Le communisme garantit, mieux que toute autre forme de gouvernement, la liberté économique puisqu’il peut garantir le bien-être et même le luxe, en ne demandant à l’homme que quelques heures de travail par jour, au lieu de toute sa journée. Or, donner à l’homme le loisir pour dix ou onze heures sur les seize que nous vivons chaque jour de la vie consciente (huit pour le sommeil), c’est déjà élargir la liberté de l’individu à un point qui est l’idéal de l’humanité depuis des milliers d’années. Aujourd’hui, avec les moyens de la production moderne à la machine, cela peut se faire. Dans une société communiste, l’homme pourrait disposer de dix heures, au moins, de loisir. Et c’est déjà l’affranchissement de la plus lourde des servitudes qui pèse sur l’homme. C’est un agrandissement de la liberté.

Reconnaître tous égaux et renoncer au gouvernement de l’homme par l’homme, c’est encore élargir la liberté de l’individu à un point qu’aucune autre force de groupement n’a même pas admis dans ses rêves. Elle ne devient possible que lorsque le premier pas a été fait : lorsque l’homme a son existence garantie et qu’il n’est pas forcé de vendre sa force et son intelligence à celui qui veut bien lui faire l’aumône de l’exploiter.

Enfin, reconnaître que la base de tout progrès est la variété des occupations et s’organiser de façon que l’homme soit absolument libre aux heures de loisir, mais puisse aussi varier son travail, et que dès son enfance l’éducation le prépare à cette variété — et c’est facile à obtenir sous un régime communiste — c’est encore affranchir l’individu et ouvrir devant lui les portes larges pour son développement complet dans toutes les directions.

Pour le reste, tout dépend des idées avec lesquelles la commune sera fondée. Nous connaissons une commune religieuse, dans laquelle l’homme, s’il se sentait malheureux et trahissait sa tristesse sur son visage, se voyait accosté par un « frère » qui lui disait : « Tu es triste ? Aie l’air gai tout de même, autrement tu attristes les frères et les sœurs. » Et nous connaissons une commune de sept personnes dont l’un des membres demandait la nomination de quatre comités : de jardinage, de subsistances, de ménage et d’exportation, avec droits absolus, pour le président de chaque comité. Il y a certainement eu des communes fondées, ou envahies après leur fondation, par des « criminels de l’autorité » (type spécial recommandé à l’attention de M. Lombroso), et nombre de communes furent fondées par des maniaques de l’absorption de l’individu par la société. Mais ce n’est pas l’institution communiste qui les a produits : c’est le christianisme (éminemment autoritaire dans son essence) et le droit romain, l’État. C’est l’idée mère étatiste de ces hommes, habitués à penser que sans licteurs et sans juges il n’y a point de société possible, qui reste une menace permanente à toute liberté, et non l’idée mère du communisme qui est de consommer et de produire sans compter la part exacte de chacun. Celle-ci, au contraire, est une idée de liberté, d’affranchissement.

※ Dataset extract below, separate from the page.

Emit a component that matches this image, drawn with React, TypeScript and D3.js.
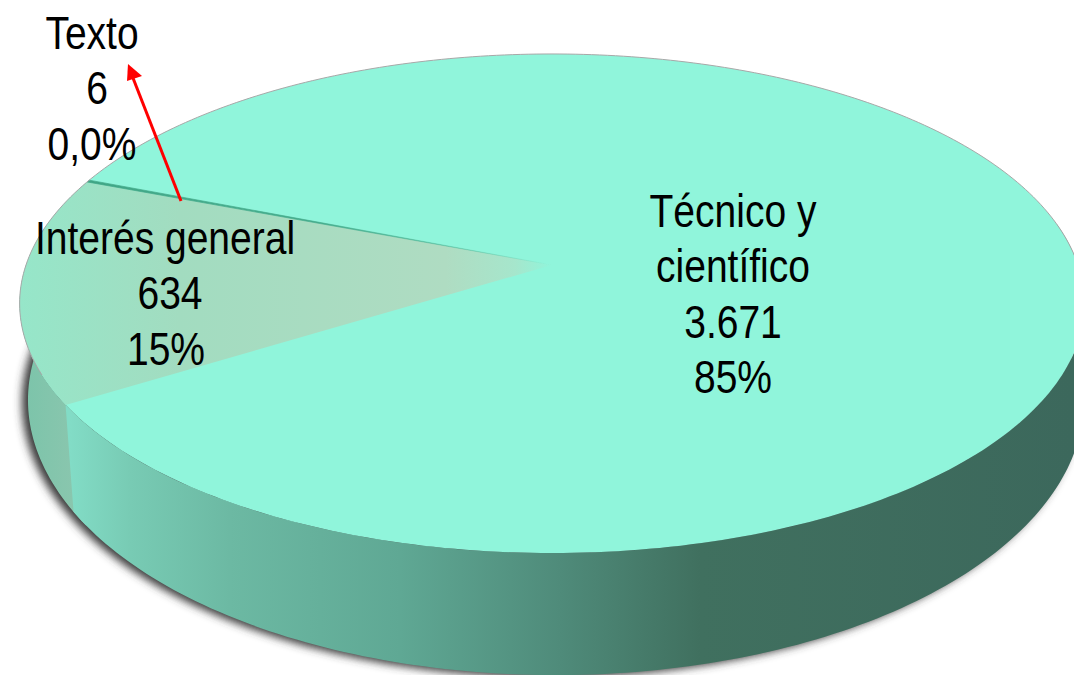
import React from "react";
import * as d3 from "d3";

const categories = ["Técnico y científico", "Interés general", "Texto"];
const values = [3671, 634, 6];
const labelLines = [
  ["Técnico y", "científico", "3.671", "85%"],
  ["Interés general", "634", "15%"],
  ["Texto", "6", "0,0%"],
];
const labelAnchors = [
  { x: 733, y: 227 },
  { x: 165, y: 254 },
  { x: 92, y: 49 },
];
const labelNudges = [
  [0, 0, 0, 0],
  [0, 5, 1],
  [0, 5, 0],
];
const sliceFills = ["#90f5db", "url(#generalTop)", "url(#textoLine)"];

const W = 1074;
const H = 675;
const K = -0.1543;
const rad = (deg: number) => (deg * Math.PI) / 180;
const topDisc = { x: 552, y: 265, b: 526, a: 243.6 };
const bottomDisc = { x: 556, y: 357.6, b: 521.7, a: 268.5 };
type Disc = typeof topDisc;

const project = (disc: Disc, angle: number, r = 1): [number, number] => {
  const u = Math.sin(angle) * r;
  const v = -Math.cos(angle) * r;
  const d = 1 + K * v;
  return [disc.x + (disc.b * u) / d, disc.y + (disc.a * v) / d];
};

const line = d3.line<[number, number]>().x((p) => p[0]).y((p) => p[1]);
const sweep = (disc: Disc, from: number, to: number) => {
  const n = Math.max(2, Math.ceil(Math.abs(to - from) / rad(1)));
  return d3.range(n + 1).map((i) => project(disc, from + ((to - from) * i) / n));
};

const pie = d3.pie<number>().sort(null).startAngle(rad(291.6)).endAngle(rad(291.6 + 360));
const arcs = pie(values);

const wedge = (a0: number, a1: number) =>
  line([project(topDisc, 0, 0), ...sweep(topDisc, a0, a1)]) + "Z";
const wall = (a0: number, a1: number) =>
  line([...sweep(topDisc, a0, a1), ...sweep(bottomDisc, a1, a0)]) + "Z";

const generalStart = arcs[1].startAngle;
const leftMost = rad(630);
const wallStops: [number, string][] = [
  [70, "#82dcc6"],
  [130, "#78cbb4"],
  [230, "#6cb9a3"],
  [400, "#5fa894"],
  [560, "#4f8b7a"],
  [700, "#40705f"],
  [1074, "#3c685c"],
];

export default function App() {
  const technical = wall(rad(440), generalStart);
  const general = wall(generalStart - rad(3), leftMost);
  const outline = line(sweep(topDisc, rad(245), rad(460)));
  const shadowPath = line(sweep(bottomDisc, 0, Math.PI * 2)) + "Z";
  const discPath = line(sweep(topDisc, 0, Math.PI * 2)) + "Z";
  return (
    <svg
      width={W}
      height={H}
      viewBox={`0 0 ${W} ${H}`}
      style={{ position: "absolute", left: 0, top: 0, display: "block", background: "#fff" }}
    >
      <defs>
        <filter id="blur" x="-10%" y="-10%" width="120%" height="120%">
          <feGaussianBlur stdDeviation="4.5" />
        </filter>
        <linearGradient id="technicalWall" gradientUnits="userSpaceOnUse" x1={70} x2={1074} y1={0} y2={0}>
          {wallStops.map(([x, c]) => (
            <stop key={x} offset={(x - 70) / 1004} stopColor={c} />
          ))}
        </linearGradient>
        <linearGradient id="generalWall" gradientUnits="userSpaceOnUse" x1={25} x2={75} y1={0} y2={0}>
          <stop offset={0} stopColor="#7cc4aa" />
          <stop offset={1} stopColor="#8ac6ae" />
        </linearGradient>
        <linearGradient id="generalTop" gradientUnits="userSpaceOnUse" x1={20} x2={552} y1={0} y2={0}>
          <stop offset={0} stopColor="#96e6c9" />
          <stop offset={0.3} stopColor="#a2dcc0" />
          <stop offset={0.8} stopColor="#afdcc2" />
          <stop offset={0.93} stopColor="#a6e6cc" />
          <stop offset={1} stopColor="#90f5db" />
        </linearGradient>
        <linearGradient id="textoLine" gradientUnits="userSpaceOnUse" x1={85} x2={552} y1={0} y2={0}>
          <stop offset={0} stopColor="#3fa585" stopOpacity={1} />
          <stop offset={0.5} stopColor="#3fa585" stopOpacity={0.85} />
          <stop offset={1} stopColor="#3fa585" stopOpacity={0} />
        </linearGradient>
      </defs>

      <path d={shadowPath} fill="#3a3a3a" filter="url(#blur)" transform="translate(-6,2)" />
      <path d={general} fill="url(#generalWall)" />
      <path d={technical} fill="url(#technicalWall)" />
      <path d={discPath} fill={sliceFills[0]} />

      {arcs.slice(1).map((s, i) => (
        <path
          key={categories[i + 1]}
          d={wedge(s.startAngle, s.endAngle)}
          fill={sliceFills[i + 1]}
          stroke={i === 1 ? sliceFills[i + 1] : "none"}
          strokeWidth={i === 1 ? 0.7 : 0}
        />
      ))}
      <path d={outline ?? ""} fill="none" stroke="#a8a8a8" strokeWidth={1} />

      <line x1={181} y1={201} x2={133} y2={78} stroke="#ff0000" strokeWidth={3} />
      <path d={line([[128, 64], [142, 76], [127, 81]]) + "Z"} fill="#ff0000" />

      {labelLines.map((lines, i) => (
        <g key={categories[i]} transform={`translate(${labelAnchors[i].x},${labelAnchors[i].y}) scale(0.83,1)`}>
          {lines.map((t, j) => (
            <text
              key={t}
              x={labelNudges[i][j] / 0.83}
              y={j * 55.3}
              textAnchor="middle"
              fontFamily="'Liberation Sans', Arial, sans-serif"
              fontSize={47}
              fill="#000"
            >
              {t}
            </text>
          ))}
        </g>
      ))}
    </svg>
  );
}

Nous pouvons ainsi poser les conclusions suivantes.

Jusqu’à présent les tentatives communistes ont échoué parce que :

Elles se basaient sur un élan d’ordre religieux, au lieu de voir dans la commune simplement un mode de consommation et de production économiques ;

Elles s’isolaient de la société ;

Elles étaient imbues d’un esprit autoritaire ;

Elles étaient isolées, au lieu de se fédérer ;

Elles demandaient aux fondateurs une quantité de travail qui ne leur laissait pas de loisir ;

Elles étaient calquées sur la famille patriarcale, autoritaire, au lieu de se proposer, au contraire, pour but l’affranchissement aussi complet que possible de l’individu.

Institution éminemment économique, le communisme ne préjuge en rien la part de liberté qui y sera garantie à l’individu, à l’initiateur, au révolté contre les coutumes tendant à se cristalliser. Il peut être autoritaire, ce qui amène forcément la mort de la commune, et il peut être libertaire, ce qui amena au douzième siècle, même avec le communisme partiel des jeunes cités d’alors, la création d’une nouvelle civilisation, d’un renouveau de l’Europe.

Cependant la seule forme de communisme qui pourrait durer est celle où, vu le contact déjà serré entre citoyens, tout sera fait pour étendre la liberté de l’individu dans toutes les autres directions.

Dans ces conditions, sous l’influence de cette idée, la liberté de l’individu, augmentée par tout le loisir acquis, ne serait pas plus diminuée qu’elle ne l’est aujourd’hui par le gaz communal, la nourriture envoyée à domicile par les grands magasins, les hôtels modernes, ou le fait qu’aux heures de travail nous nous touchons les coudes avec des milliers de travailleurs.

Avec l’anarchie comme but et comme moyen, le communisme devient possible. Sans cela, il serait forcément la servitude et, comme telle, il ne pourrait exister.